# Provided data
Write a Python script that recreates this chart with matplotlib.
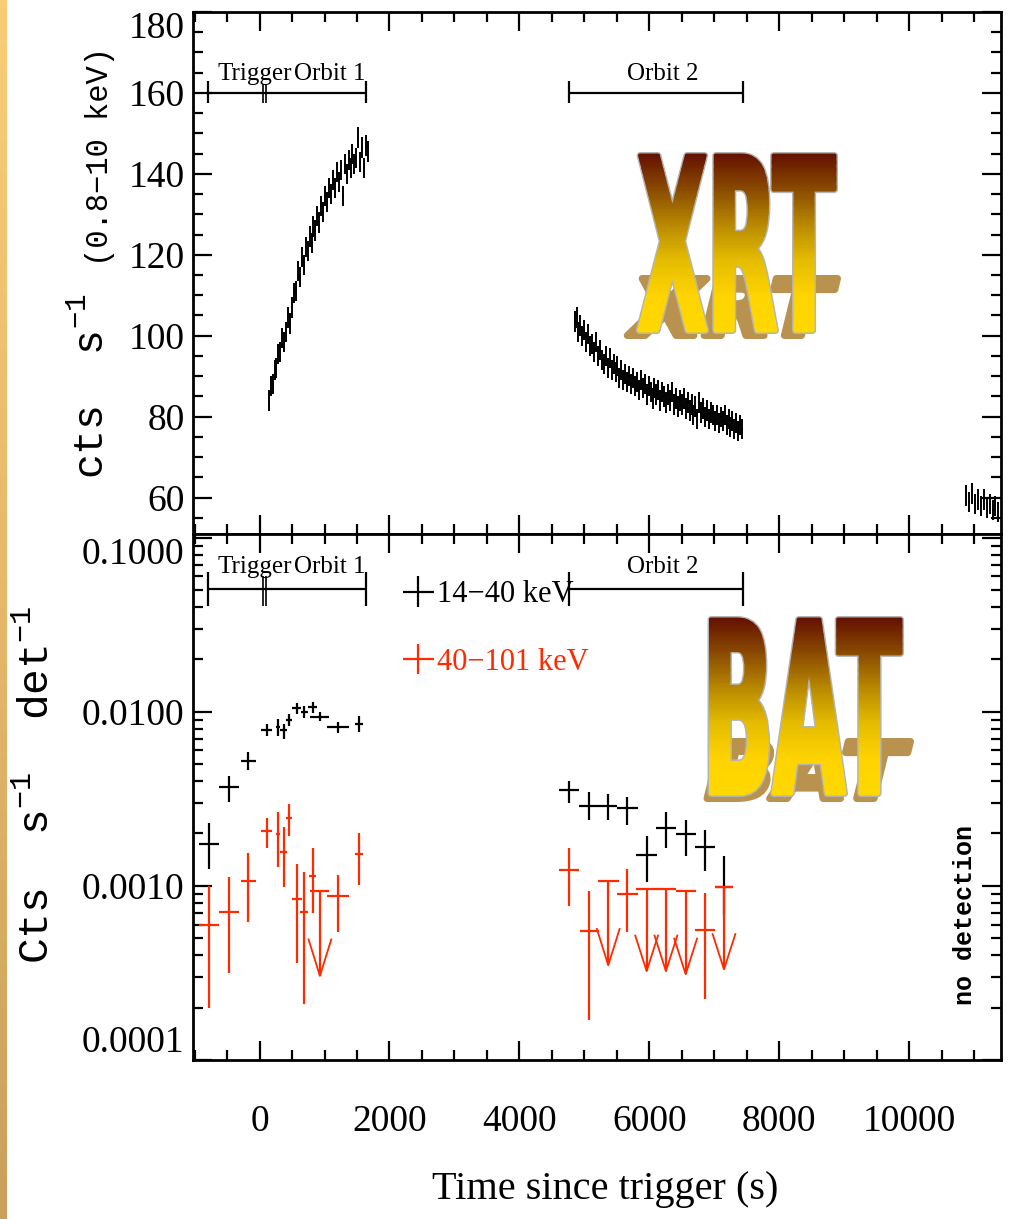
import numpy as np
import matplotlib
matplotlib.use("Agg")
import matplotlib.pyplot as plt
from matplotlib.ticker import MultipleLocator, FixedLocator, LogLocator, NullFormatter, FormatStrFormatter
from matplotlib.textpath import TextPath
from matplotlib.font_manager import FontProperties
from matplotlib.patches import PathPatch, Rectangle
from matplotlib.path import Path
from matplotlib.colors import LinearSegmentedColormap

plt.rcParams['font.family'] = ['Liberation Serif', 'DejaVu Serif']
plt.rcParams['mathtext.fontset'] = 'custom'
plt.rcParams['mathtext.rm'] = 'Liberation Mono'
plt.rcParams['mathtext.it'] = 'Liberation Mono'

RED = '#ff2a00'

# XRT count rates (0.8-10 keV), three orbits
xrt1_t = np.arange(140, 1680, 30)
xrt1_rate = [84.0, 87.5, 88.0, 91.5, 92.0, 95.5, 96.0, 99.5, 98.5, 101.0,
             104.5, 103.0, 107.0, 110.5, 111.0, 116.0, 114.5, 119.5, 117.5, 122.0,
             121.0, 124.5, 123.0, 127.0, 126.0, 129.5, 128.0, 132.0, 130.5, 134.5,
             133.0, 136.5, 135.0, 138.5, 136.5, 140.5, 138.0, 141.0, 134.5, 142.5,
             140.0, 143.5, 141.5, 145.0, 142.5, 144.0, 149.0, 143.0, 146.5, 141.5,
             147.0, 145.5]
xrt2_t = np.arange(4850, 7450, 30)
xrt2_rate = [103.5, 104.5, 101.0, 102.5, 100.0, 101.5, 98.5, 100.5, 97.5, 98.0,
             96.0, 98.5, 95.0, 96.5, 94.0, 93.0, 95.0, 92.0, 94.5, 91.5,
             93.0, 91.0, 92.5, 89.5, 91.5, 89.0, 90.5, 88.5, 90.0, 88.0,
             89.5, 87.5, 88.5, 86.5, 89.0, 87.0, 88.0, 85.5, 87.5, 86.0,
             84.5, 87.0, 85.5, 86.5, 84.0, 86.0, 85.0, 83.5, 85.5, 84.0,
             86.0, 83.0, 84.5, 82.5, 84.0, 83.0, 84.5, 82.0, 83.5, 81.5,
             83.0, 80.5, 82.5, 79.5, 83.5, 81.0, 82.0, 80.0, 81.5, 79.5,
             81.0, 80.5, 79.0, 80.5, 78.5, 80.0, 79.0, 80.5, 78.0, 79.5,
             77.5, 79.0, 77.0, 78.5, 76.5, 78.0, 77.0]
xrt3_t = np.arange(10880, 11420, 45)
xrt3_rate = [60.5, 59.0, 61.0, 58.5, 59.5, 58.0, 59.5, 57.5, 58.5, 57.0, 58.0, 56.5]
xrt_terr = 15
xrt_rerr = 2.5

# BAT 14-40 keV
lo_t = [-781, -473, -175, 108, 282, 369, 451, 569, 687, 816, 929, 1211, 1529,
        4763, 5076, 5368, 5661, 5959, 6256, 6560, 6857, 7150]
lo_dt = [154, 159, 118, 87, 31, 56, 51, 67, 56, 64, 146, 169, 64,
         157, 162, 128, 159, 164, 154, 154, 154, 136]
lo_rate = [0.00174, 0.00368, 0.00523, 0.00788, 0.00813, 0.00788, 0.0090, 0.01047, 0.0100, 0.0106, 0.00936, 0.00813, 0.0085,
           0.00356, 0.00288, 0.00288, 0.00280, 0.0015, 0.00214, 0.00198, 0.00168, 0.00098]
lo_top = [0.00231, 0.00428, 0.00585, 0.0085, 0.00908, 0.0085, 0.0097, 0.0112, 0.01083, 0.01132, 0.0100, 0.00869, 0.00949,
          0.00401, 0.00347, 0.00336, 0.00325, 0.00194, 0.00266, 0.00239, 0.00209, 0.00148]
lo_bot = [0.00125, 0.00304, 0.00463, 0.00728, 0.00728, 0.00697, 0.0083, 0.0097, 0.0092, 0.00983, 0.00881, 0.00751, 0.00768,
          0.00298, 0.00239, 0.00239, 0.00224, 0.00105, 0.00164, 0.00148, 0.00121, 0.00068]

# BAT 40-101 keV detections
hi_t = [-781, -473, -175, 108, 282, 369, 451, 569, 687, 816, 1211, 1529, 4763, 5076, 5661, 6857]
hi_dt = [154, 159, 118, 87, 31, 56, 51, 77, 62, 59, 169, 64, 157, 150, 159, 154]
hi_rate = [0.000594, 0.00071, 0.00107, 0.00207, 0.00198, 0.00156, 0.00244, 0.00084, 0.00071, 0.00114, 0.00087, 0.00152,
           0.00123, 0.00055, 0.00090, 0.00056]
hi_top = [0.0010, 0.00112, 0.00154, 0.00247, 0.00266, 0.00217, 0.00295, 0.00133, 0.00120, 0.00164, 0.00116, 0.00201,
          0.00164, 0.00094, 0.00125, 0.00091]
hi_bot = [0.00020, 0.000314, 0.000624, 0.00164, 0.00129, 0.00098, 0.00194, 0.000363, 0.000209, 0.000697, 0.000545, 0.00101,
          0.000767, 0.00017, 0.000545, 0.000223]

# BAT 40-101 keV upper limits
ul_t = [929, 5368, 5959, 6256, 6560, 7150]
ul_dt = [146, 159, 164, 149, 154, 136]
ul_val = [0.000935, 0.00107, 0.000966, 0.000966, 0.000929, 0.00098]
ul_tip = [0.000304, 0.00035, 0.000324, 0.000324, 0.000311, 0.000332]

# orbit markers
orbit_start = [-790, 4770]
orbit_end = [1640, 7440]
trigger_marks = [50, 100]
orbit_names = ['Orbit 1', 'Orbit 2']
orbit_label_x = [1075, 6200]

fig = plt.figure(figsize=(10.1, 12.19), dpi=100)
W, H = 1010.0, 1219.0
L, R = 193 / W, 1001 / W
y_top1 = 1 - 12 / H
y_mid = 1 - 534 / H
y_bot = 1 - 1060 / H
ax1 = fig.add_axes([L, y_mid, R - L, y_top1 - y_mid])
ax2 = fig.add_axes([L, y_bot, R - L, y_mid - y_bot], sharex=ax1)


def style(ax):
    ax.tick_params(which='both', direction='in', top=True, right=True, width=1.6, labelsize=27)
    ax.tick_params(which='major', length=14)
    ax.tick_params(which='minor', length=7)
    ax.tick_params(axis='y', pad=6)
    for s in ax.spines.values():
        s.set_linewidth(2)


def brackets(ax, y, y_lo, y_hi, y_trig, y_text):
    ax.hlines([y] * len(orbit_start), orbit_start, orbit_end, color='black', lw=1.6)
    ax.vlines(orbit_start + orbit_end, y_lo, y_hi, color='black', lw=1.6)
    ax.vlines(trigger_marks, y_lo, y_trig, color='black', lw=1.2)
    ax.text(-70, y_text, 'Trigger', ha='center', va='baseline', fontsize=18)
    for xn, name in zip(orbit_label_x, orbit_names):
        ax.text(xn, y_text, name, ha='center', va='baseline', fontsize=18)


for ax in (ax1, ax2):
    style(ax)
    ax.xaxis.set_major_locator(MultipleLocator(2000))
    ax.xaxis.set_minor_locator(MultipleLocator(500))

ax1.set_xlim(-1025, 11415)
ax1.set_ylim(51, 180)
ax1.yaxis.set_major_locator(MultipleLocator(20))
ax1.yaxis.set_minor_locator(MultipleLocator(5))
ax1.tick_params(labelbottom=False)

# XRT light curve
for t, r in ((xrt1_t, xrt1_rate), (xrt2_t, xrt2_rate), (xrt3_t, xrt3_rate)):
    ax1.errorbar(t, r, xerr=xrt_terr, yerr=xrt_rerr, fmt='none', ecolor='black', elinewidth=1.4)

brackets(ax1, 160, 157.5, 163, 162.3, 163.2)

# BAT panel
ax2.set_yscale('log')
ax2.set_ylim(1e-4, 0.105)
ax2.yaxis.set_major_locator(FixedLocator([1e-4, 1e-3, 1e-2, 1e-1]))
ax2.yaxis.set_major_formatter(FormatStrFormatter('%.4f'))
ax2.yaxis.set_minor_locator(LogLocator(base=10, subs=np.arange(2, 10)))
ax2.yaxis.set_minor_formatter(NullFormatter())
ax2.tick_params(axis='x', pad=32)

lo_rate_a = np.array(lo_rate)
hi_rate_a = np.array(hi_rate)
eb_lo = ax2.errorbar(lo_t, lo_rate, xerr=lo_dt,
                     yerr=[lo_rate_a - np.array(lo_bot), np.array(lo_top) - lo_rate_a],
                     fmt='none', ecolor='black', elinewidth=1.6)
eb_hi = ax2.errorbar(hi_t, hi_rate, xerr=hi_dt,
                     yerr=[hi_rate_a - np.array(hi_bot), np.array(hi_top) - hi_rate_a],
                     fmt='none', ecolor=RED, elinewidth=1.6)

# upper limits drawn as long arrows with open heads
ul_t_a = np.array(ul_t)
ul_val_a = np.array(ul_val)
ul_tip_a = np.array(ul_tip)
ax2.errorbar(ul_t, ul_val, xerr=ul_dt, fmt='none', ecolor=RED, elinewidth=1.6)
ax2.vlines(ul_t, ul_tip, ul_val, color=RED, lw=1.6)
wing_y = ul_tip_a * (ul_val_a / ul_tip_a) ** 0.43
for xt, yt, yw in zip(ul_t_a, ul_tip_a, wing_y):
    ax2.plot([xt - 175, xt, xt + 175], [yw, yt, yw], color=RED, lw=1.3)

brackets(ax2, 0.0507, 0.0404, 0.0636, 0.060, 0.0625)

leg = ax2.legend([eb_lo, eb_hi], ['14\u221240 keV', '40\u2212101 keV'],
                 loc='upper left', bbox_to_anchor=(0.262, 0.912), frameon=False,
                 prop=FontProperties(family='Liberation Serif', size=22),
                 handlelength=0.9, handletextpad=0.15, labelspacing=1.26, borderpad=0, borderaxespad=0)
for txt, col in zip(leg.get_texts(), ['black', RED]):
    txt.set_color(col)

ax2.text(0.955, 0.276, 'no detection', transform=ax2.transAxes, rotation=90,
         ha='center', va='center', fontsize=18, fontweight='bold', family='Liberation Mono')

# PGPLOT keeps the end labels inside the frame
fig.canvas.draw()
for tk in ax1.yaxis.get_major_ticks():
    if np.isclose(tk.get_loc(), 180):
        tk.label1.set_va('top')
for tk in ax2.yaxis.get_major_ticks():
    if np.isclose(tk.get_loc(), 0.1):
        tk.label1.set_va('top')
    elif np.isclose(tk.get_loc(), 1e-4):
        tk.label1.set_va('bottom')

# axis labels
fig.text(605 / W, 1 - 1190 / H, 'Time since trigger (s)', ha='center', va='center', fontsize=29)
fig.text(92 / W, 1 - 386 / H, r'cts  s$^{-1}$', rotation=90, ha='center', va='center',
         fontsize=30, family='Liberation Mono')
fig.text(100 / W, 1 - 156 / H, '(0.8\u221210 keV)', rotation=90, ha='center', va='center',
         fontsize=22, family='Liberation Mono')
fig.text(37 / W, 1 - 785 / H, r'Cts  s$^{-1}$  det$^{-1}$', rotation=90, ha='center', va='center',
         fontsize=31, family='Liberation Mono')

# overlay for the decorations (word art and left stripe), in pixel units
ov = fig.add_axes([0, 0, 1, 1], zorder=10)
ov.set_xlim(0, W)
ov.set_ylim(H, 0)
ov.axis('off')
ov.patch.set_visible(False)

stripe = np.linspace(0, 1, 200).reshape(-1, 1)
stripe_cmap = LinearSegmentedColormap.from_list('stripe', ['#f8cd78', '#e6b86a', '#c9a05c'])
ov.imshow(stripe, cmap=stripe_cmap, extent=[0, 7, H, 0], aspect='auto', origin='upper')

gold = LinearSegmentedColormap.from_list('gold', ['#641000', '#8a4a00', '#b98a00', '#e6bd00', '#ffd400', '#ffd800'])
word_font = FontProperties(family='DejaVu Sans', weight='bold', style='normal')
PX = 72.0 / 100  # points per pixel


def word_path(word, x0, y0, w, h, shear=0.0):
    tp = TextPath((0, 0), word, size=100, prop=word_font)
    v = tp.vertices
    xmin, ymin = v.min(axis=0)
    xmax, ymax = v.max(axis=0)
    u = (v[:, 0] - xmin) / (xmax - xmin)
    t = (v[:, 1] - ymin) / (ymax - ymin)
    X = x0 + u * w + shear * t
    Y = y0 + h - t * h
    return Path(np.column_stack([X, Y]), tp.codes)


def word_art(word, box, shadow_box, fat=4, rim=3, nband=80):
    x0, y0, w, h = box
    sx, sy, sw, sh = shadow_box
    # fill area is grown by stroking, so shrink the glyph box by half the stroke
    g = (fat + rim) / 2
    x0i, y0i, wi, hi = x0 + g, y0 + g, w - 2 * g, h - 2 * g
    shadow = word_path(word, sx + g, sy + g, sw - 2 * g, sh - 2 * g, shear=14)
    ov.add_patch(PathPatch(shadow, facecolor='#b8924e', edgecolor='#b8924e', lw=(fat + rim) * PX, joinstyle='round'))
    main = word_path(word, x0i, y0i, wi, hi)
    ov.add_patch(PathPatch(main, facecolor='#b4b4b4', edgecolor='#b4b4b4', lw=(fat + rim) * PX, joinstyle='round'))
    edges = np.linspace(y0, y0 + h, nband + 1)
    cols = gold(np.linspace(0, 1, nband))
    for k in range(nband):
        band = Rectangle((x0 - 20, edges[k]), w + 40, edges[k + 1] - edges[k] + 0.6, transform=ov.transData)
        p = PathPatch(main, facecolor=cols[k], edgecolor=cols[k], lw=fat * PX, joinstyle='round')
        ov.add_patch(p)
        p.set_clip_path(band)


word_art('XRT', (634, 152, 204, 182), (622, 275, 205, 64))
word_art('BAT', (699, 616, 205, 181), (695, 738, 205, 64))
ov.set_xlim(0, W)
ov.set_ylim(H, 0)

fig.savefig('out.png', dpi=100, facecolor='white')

# Work to do
From the top of the listing above, repeat each line exactly until you reach the line containing "RED = '#ff2a00'", and repeat that one too. Leave the pictures out.

# Solution to this task
Write a Python script that recreates this chart with matplotlib.
import numpy as np
import matplotlib
matplotlib.use("Agg")
import matplotlib.pyplot as plt
from matplotlib.ticker import MultipleLocator, FixedLocator, LogLocator, NullFormatter, FormatStrFormatter
from matplotlib.textpath import TextPath
from matplotlib.font_manager import FontProperties
from matplotlib.patches import PathPatch, Rectangle
from matplotlib.path import Path
from matplotlib.colors import LinearSegmentedColormap

plt.rcParams['font.family'] = ['Liberation Serif', 'DejaVu Serif']
plt.rcParams['mathtext.fontset'] = 'custom'
plt.rcParams['mathtext.rm'] = 'Liberation Mono'
plt.rcParams['mathtext.it'] = 'Liberation Mono'

RED = '#ff2a00'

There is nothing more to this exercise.